Quanto al dolo, i giudici di merito hanno ritenuto che l’azione dell’imputato avesse un chiaro fine sessuale – escludendo, dunque, una diversa connotazione dell’azione in termini consolatori o genericamente amicali od affettuosi – ed e’ destituito di fondamento il rilievo contenuto in ricorso secondo cui non sussisterebbe l’elemento soggettivo del reato ritenuto perche’ il bacio non sarebbe stato rivolto alla ricerca del soddisfacimento sessuale. Secondo un consolidato orientamento di legittimita’, di fatti, l’elemento soggettivo del reato di violenza sessuale e’ integrato dal dolo generico, consistente nella coscienza e volonta’ di compiere un atto invasivo e lesivo della liberta’ sessuale della persona offesa non consenziente, sicche’ non e’ necessario che detto atto sia diretto al soddisfacimento dei desideri dell’agente ne’ rilevano possibili fini ulteriori dal medesimo perseguiti (sez. 3, n. 4913/2015 del 22/10/2014 Rv. 262470).

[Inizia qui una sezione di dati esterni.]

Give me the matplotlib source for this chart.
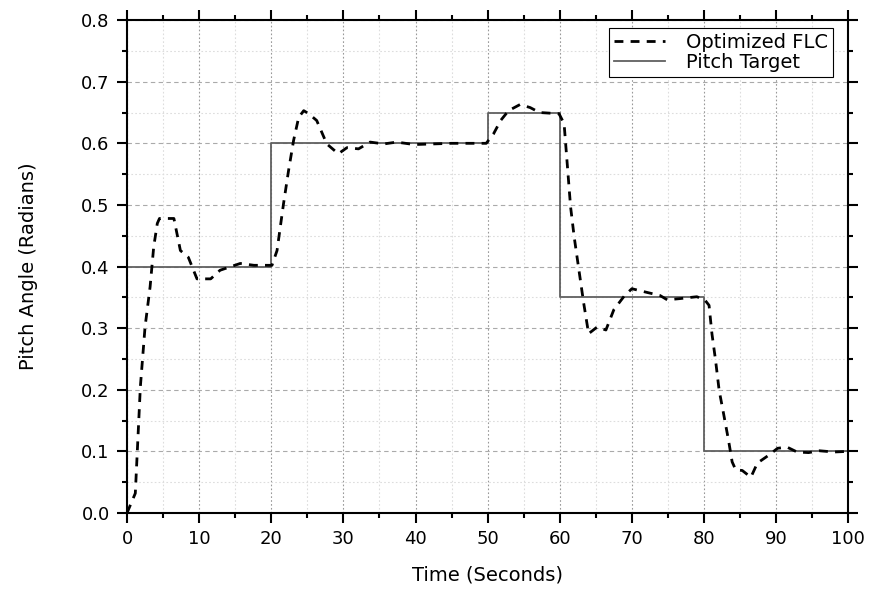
import numpy as np
import matplotlib.pyplot as plt
from matplotlib.ticker import MultipleLocator

plt.rcParams['font.family'] = ['DejaVu Sans']

# pitch target: step levels held between switching times
target_t = [0, 20, 20, 50, 50, 60, 60, 80, 80, 100]
target_y = [0.4, 0.4, 0.6, 0.6, 0.65, 0.65, 0.35, 0.35, 0.1, 0.1]

# optimized FLC response
flc_t = [0.0, 1.15, 1.85, 2.5, 3.2, 3.7, 4.2, 4.5, 6.5, 7.4, 8.5, 9.7, 11.6,
         12.9, 15.7, 17.6, 20.1, 20.8, 21.7, 22.4, 23.1, 23.8, 24.5, 25.2,
         26.3, 27.7, 29.3, 30.5, 32.1, 33.7, 35.6, 37.4, 39.8, 45.0, 49.8,
         50.8, 51.8, 52.9, 54.5, 55.9, 57.2, 59.9, 60.6, 61.0, 61.5, 62.0,
         62.6, 63.3, 64.0, 65.2, 66.4, 67.5, 69.0, 70.0, 72.1, 73.9, 74.9,
         76.7, 79.0, 80.1, 80.7, 81.1, 81.6, 82.1, 82.7, 83.4, 83.9, 84.4,
         85.3, 86.5, 87.4, 89.0, 90.2, 91.5, 92.9, 94.5, 96.0, 98.0, 100.0]
flc_y = [0.0, 0.032, 0.205, 0.302, 0.367, 0.432, 0.47, 0.478, 0.478, 0.426,
         0.415, 0.38, 0.38, 0.394, 0.405, 0.402, 0.402, 0.426, 0.502, 0.556,
         0.605, 0.642, 0.653, 0.648, 0.637, 0.599, 0.583, 0.593, 0.591, 0.602,
         0.599, 0.602, 0.598, 0.600, 0.600, 0.615, 0.637, 0.653, 0.663, 0.658,
         0.65, 0.648, 0.632, 0.572, 0.497, 0.448, 0.399, 0.342, 0.291, 0.302,
         0.297, 0.33, 0.353, 0.364, 0.358, 0.353, 0.346, 0.348, 0.351, 0.346,
         0.337, 0.291, 0.248, 0.199, 0.162, 0.118, 0.083, 0.07, 0.069, 0.058,
         0.081, 0.094, 0.105, 0.107, 0.099, 0.098, 0.101, 0.099, 0.1]

fig = plt.figure(figsize=(8.7, 5.91), dpi=100)
ax = fig.add_axes([0.146, 0.132, 0.829, 0.834])

ax.plot(flc_t, flc_y, color='black', linestyle=(0, (3.2, 2.6)), linewidth=2.0,
        label='Optimized FLC', zorder=3)
ax.plot(target_t, target_y, color='#606060', linewidth=1.3,
        label='Pitch Target', zorder=2)

ax.set_xlim(0, 100)
ax.set_ylim(0, 0.8)
ax.xaxis.set_major_locator(MultipleLocator(10))
ax.xaxis.set_minor_locator(MultipleLocator(5))
ax.yaxis.set_major_locator(MultipleLocator(0.1))
ax.yaxis.set_minor_locator(MultipleLocator(0.05))
ax.yaxis.set_major_formatter(plt.FormatStrFormatter('%.1f'))

ax.grid(which='major', axis='x', color='#999999', linestyle=(0, (1.5, 2)), linewidth=0.8)
ax.grid(which='minor', axis='x', color='#dddddd', linestyle=(0, (1.5, 2)), linewidth=0.8)
ax.grid(which='major', axis='y', color='#aaaaaa', linestyle=(0, (4, 3)), linewidth=0.8)
ax.grid(which='minor', axis='y', color='#dddddd', linestyle=(0, (1.5, 2)), linewidth=0.8)
ax.set_axisbelow(True)

for s in ax.spines.values():
    s.set_linewidth(1.5)
ax.tick_params(which='both', direction='out', top=True, right=True, width=1.5)
ax.tick_params(which='major', length=7.5, labelsize=13, pad=5)
ax.tick_params(which='minor', length=3.5)

ax.set_xlabel('Time (Seconds)', fontsize=14, labelpad=12)
ax.set_ylabel('Pitch Angle (Radians)', fontsize=14, labelpad=31)

leg = ax.legend(loc='upper right', bbox_to_anchor=(0.979, 0.984), fontsize=14,
                fancybox=False, framealpha=1, edgecolor='black',
                handlelength=2.6, handletextpad=1.1, borderpad=0.25,
                labelspacing=0.05, borderaxespad=0)
leg.get_frame().set_linewidth(0.8)

fig.savefig('out.png', dpi=100)
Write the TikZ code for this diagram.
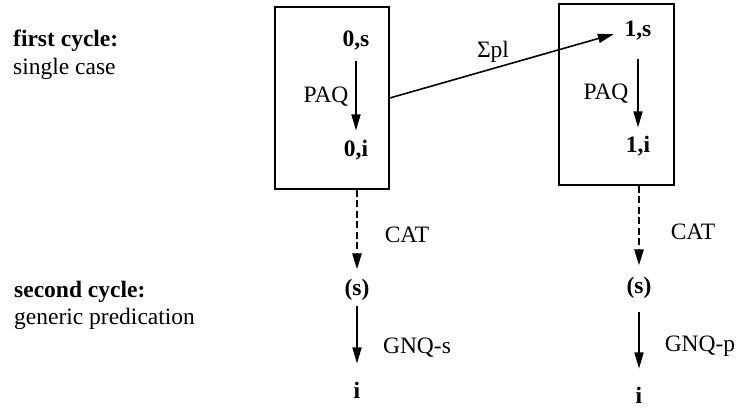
\documentclass[tikz,border=0pt]{standalone}
\usepackage{fontspec}
\setmainfont{Liberation Serif}
\usetikzlibrary{arrows.meta}
\begin{document}
\begin{tikzpicture}[x=1pt,y=-1pt,
  every node/.style={inner sep=0pt, font=\fontsize{23.5}{27}\selectfont},
  lbl/.style={anchor=base},
  bl/.style={anchor=base, font=\fontsize{23.5}{27}\selectfont\bfseries},
  side/.style={anchor=base west},
  sidebf/.style={anchor=base west, font=\fontsize{23.5}{27}\selectfont\bfseries},
  frame/.style={draw, line width=1.6pt},
  arr/.style={-{Triangle[length=16pt,width=9pt]}, line width=1.6pt},
  darr/.style={-{Triangle[length=16pt,width=9pt]}, line width=2.5pt, dash pattern=on 7pt off 3.5pt},
]
\useasboundingbox (0,0) rectangle (744,411);

% side captions
\node[sidebf] (c1) at (13,47) {first cycle:};
\node[side]   (c1b) at (13,75) {single case};
\node[sidebf] (c2) at (14,298) {second cycle:};
\node[side]   (c2b) at (14,325) {generic predication};

% boxes
\node[frame, minimum width=114pt, minimum height=182pt] (boxL) at (332,98) {};
\node[frame, minimum width=115pt, minimum height=181pt] (boxR) at (616.5,94.5) {};

% left column
\node[bl] (os) at (356,47) {0,s};
\node[bl] (oi) at (356,157) {0,i};
\node[lbl] (paqL) at (326,103) {PAQ};
\node[bl] (sL) at (357,296) {(s)};
\node[bl] (iL) at (357,398) {i};
\node[lbl] (catL) at (407,243) {CAT};
\node[lbl] (gnqs) at (417,353) {GNQ-s};

% right column
\node[bl] (ones) at (638,37) {1,s};
\node[bl] (onei) at (638,153) {1,i};
\node[lbl] (paqR) at (606,100) {PAQ};
\node[bl] (sR) at (639,294) {(s)};
\node[bl] (iR) at (639,403) {i};
\node[lbl] (catR) at (693,240) {CAT};
\node[lbl] (gnqp) at (700,352) {GNQ-p};

% sigma label
\node[lbl] (sig) at (493,58) {Σpl};

% arrows in boxes
\draw[arr] ([yshift=-10pt]os.south) -- ([yshift=10pt]oi.north);
\draw[arr] ([yshift=-18pt]ones.south) -- ([yshift=9pt]onei.north);

% sigma arrow
\draw[arr, shorten >=11pt] (boxL.east) -- (ones.west);

% dashed arrows
\draw[darr] (sL |- boxL.south) -- ([yshift=10pt]sL.north);
\draw[darr] (sR |- boxR.south) -- ([yshift=12pt]sR.north);

% solid arrows below
\draw[arr] ([yshift=-5pt]sL.south) -- ([yshift=18pt]iL.north);
\draw[arr] ([yshift=-13pt]sR.south) -- ([yshift=18pt]iR.north);
\end{tikzpicture}
\end{document}
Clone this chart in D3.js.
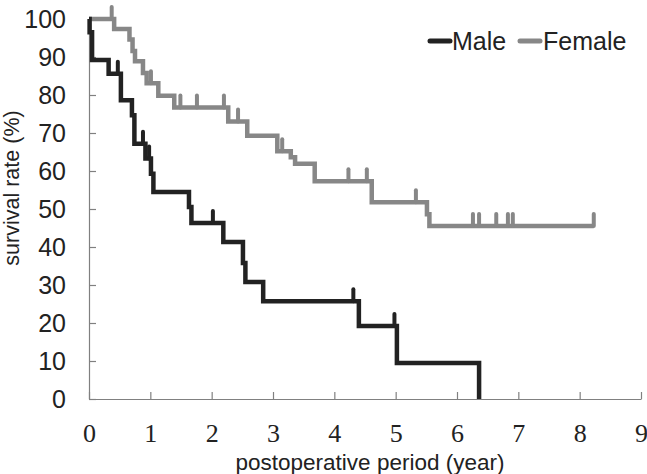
<!DOCTYPE html>
<html>
<head>
<meta charset="utf-8">
<script src="https://cdn.jsdelivr.net/npm/d3@7/dist/d3.min.js"></script>
<style>
  html, body { margin: 0; padding: 0; background: #fff; }
  svg { display: block; }
</style>
</head>
<body>
<svg id="chart" width="647" height="474"></svg>
<script>
// ---- data ----
const seriesNames = ["Male", "Female"];
const seriesColors = ["#222222", "#878787"];

// Kaplan–Meier step points: [time (year), survival (%)] ; each pair = step down at that time
const maleSteps = [[0, 100], [0.01, 96.5], [0.05, 89.2], [0.32, 85.6], [0.52, 78.6], [0.70, 74.7], [0.74, 67.2],
  [0.92, 63.3], [1.01, 59.3], [1.05, 54.5], [1.63, 50.5], [1.67, 46.3], [2.19, 41.3], [2.51, 35.8],
  [2.55, 30.8], [2.84, 25.7], [4.40, 19.2], [5.02, 9.5], [6.36, 0]];
const maleEnd = 6.36;
const maleCensor = [0.47, 0.88, 0.98, 2.02, 4.31, 4.98];

const femaleSteps = [[0, 100], [0.41, 97.4], [0.66, 94.6], [0.71, 91.6], [0.75, 88.9], [0.88, 85.8], [0.94, 83.1],
  [1.13, 79.8], [1.39, 76.7], [2.27, 73.0], [2.58, 69.3], [3.07, 65.2], [3.29, 63.6], [3.36, 61.9],
  [3.68, 57.3], [4.61, 51.8], [5.51, 48.6], [5.55, 45.5]];
const femaleEnd = 8.23;
const femaleCensor = [0.37, 1.01, 1.49, 1.76, 2.20, 2.43, 3.15, 4.23, 4.53, 5.33, 6.26, 6.36, 6.64, 6.83, 6.91, 8.23];

const xTicks = [0, 1, 2, 3, 4, 5, 6, 7, 8, 9];
const yTicks = [0, 10, 20, 30, 40, 50, 60, 70, 80, 90, 100];
const xTitle = "postoperative period (year)";
const yTitle = "survival rate (%)";

// ---- layout ----
const svg = d3.select("#chart");
const x = d3.scaleLinear().domain([0, 9]).range([89, 641]);
const y = d3.scaleLinear().domain([0, 100]).range([399, 19]);
const axisColor = "#808080";

// axes
const gx = svg.append("g").attr("transform", `translate(0,${y(0)})`)
  .call(d3.axisBottom(x).tickValues(xTicks).tickSizeInner(-7).tickSizeOuter(0).tickPadding(25)
    .tickFormat(d3.format("d")));
gx.select(".domain").attr("stroke", axisColor).attr("stroke-width", 1.2);
gx.selectAll(".tick line").attr("stroke", axisColor).attr("stroke-width", 1.2);
gx.selectAll(".tick text").attr("fill", "#222").attr("font-family", "'Liberation Serif', 'DejaVu Serif', serif")
  .attr("font-size", 26);

const gy = svg.append("g").attr("transform", `translate(${x(0)},0)`)
  .call(d3.axisLeft(y).tickValues(yTicks).tickSizeInner(-7).tickSizeOuter(0).tickPadding(23)
    .tickFormat(d3.format("d")));
gy.select(".domain").attr("stroke", axisColor).attr("stroke-width", 1.2);
gy.selectAll(".tick line").attr("stroke", axisColor).attr("stroke-width", 1.2);
gy.selectAll(".tick text").attr("fill", "#222").attr("font-family", "'Liberation Sans', Arial, sans-serif")
  .attr("font-size", 25);

// titles
svg.append("text").attr("x", 370).attr("y", 470).attr("text-anchor", "middle")
  .attr("font-family", "'Liberation Sans', Arial, sans-serif").attr("font-size", 22.5).attr("fill", "#222")
  .text(xTitle);
svg.append("text").attr("transform", "translate(19,188) rotate(-90)").attr("text-anchor", "middle")
  .attr("font-family", "'Liberation Sans', Arial, sans-serif").attr("font-size", 21.5).attr("fill", "#222")
  .text(yTitle);

// KM curves
function stepPoints(steps, end) {
  const pts = [];
  steps.forEach((s, i) => {
    if (i > 0) pts.push([s[0], steps[i - 1][1]]);
    pts.push(s);
  });
  const last = steps[steps.length - 1];
  if (end > last[0]) pts.push([end, last[1]]);
  return pts;
}
function survAt(steps, t) {
  let v = steps[0][1];
  steps.forEach(s => { if (s[0] <= t) v = s[1]; });
  return v;
}
const line = d3.line().x(d => x(d[0])).y(d => y(d[1]));

const groups = [
  { steps: maleSteps, end: maleEnd, censor: maleCensor, color: seriesColors[0] },
  { steps: femaleSteps, end: femaleEnd, censor: femaleCensor, color: seriesColors[1] }
];
// draw female first then male on top
[groups[1], groups[0]].forEach(g => {
  svg.append("path").datum(stepPoints(g.steps, g.end)).attr("d", line)
    .attr("fill", "none").attr("stroke", g.color).attr("stroke-width", 4.5)
    .attr("stroke-linejoin", "miter").attr("stroke-linecap", "butt");
  svg.append("g").selectAll("line").data(g.censor).join("line")
    .attr("x1", d => x(d)).attr("x2", d => x(d))
    .attr("y1", d => y(survAt(g.steps, d)))
    .attr("y2", d => y(survAt(g.steps, d)) - 12)
    .attr("stroke", g.color).attr("stroke-width", 4).attr("stroke-linecap", "round");
});

// legend
const legendX = [430, 520];
const legendTextX = [452, 543];
seriesNames.forEach((name, i) => {
  svg.append("line").attr("x1", legendX[i]).attr("x2", legendX[i] + 20).attr("y1", 41).attr("y2", 41)
    .attr("stroke", seriesColors[i]).attr("stroke-width", 5).attr("stroke-linecap", "round");
  svg.append("text").attr("x", legendTextX[i]).attr("y", 50)
    .attr("font-family", "'Liberation Sans', Arial, sans-serif").attr("font-size", 25).attr("fill", "#222")
    .text(name);
});
</script>
</body>
</html>
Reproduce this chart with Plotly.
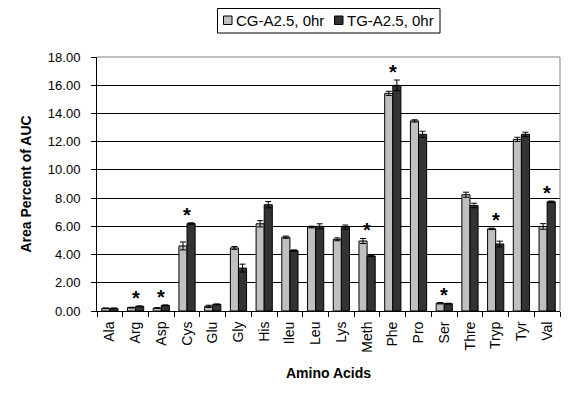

4. Alla declaratoria di inammissibilita’ del ricorso, tenuto conto della sentenza Corte cost. 13 giugno 2000, n. 186 e rilevato che nella presente fattispecie non sussistono elementi per ritenere che la parte abbia proposto il ricorso senza versare in colpa nella determinazione della causa di inammissibilita’, consegue, a norma dell’articolo 616 cod. proc. pen., oltre all’onere del pagamento delle spese del procedimento anche quello del versamento in favore della Cassa delle Ammende della somma equitativamente fissata in Euro 2.000,00.

P.Q.M.

Dichiara inammissibile il ricorso e condanna il ricorrente al pagamento delle spese processuali e della somma di Euro 2.000,00 in favore della Cassa delle Ammende.

Dispone, a norma del Decreto Legislativo 30 giugno 2003, n. 196, articolo 52 che – a tutela dei diritti o della dignita’ degli interessati – sia apposta a cura della cancelleria, sull’originale della sentenza, un’annotazione volta a precludere, in caso di riproduzione della presente sentenza in qualsiasi forma, per finalita’ di informazione giuridica su riviste giuridiche, supporti elettronici o mediante reti di comunicazione elettronica, l’indicazione delle generalita’ e degli altri dati identificativi degli interessati riportati sulla sentenza.